Sehr geehrter Herr Blum.

Es ist wohl so, daß die die Agenda von Rot/Grün auf, auf die der ehemalige Kanzler Schröder heute noch so stolz ist, zur Ausbreitung des Niedriglohnes und unsozialer Leiarbeitsverhältnisse in Deutschland beigetragen hat. Auch weil in den Hartz IV-Gesetzen eine sozial vertretbare Grenze der Höhe des Lohnes für die Arbeit fehlte, die Arbeitslose verpflichtet werden anzunehmen, habe ich und einige andere Grüne bei der Endabstimmung zu Hartz IV mit NEIN gestimmt. Inzwischen haben die Grünen dazugelernt, fordern einen Mindestlohn und grundlegende Reformen der Hartz IV Regelungen.
Sie können also die Grünen also als auch sozial ausgerichtete Partei getrost wählen.

Mit dem Essen von Fleisch ist das so eine Sache: Ich esse es so gut wie nie.
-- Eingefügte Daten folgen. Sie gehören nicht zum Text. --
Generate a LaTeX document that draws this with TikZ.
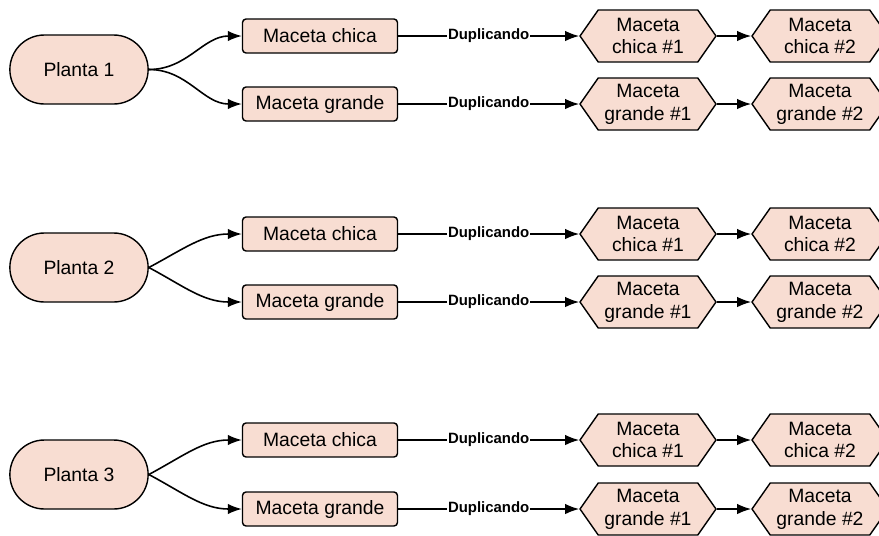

Der auf mich entfallende Teil kann also auf andere verteilt werden. Ich bin auch der Meinung, die meisten Menschen in Europa essen zu viel Fleisch. Das ist nicht gesund und führt zur grausamen unverantwortlichen Massentierhaltung. Henri Quatre hat in Frankreich als Wohlstandsziel mal damit geworben: Mettre la poule o pot le dimanche, also jeden Sonntag ein Huhn sich gönnen können! Täglich Fleischmassen bei jedem im Kochtopf müssen nun wirklich nicht sein. Jeder der Fleisch ist sollte sich einmal im Jahr persönlich live ansehen, wie seine Leckerbissen heute in den Ställen der Massentierhaltung vegetieren und wie sie geschlachtet werden. Dann würde vielen das viele Fleischessen vergehen. Für den verbleibenden Teil dieses zweifelhaften Eßvergnügens würde das Geld reichen.
Wenn denn Fleischverzehr überhaupt sein muß, würde weniger Verbrauch, die Bezahlung des Fleisches von artgerecht gehaltenen Tieren auch durch Geringverdiener möglich machen. Das wäre in jeder Hinsicht die bessere sprich menschlichere und tiergerechtere Lösung.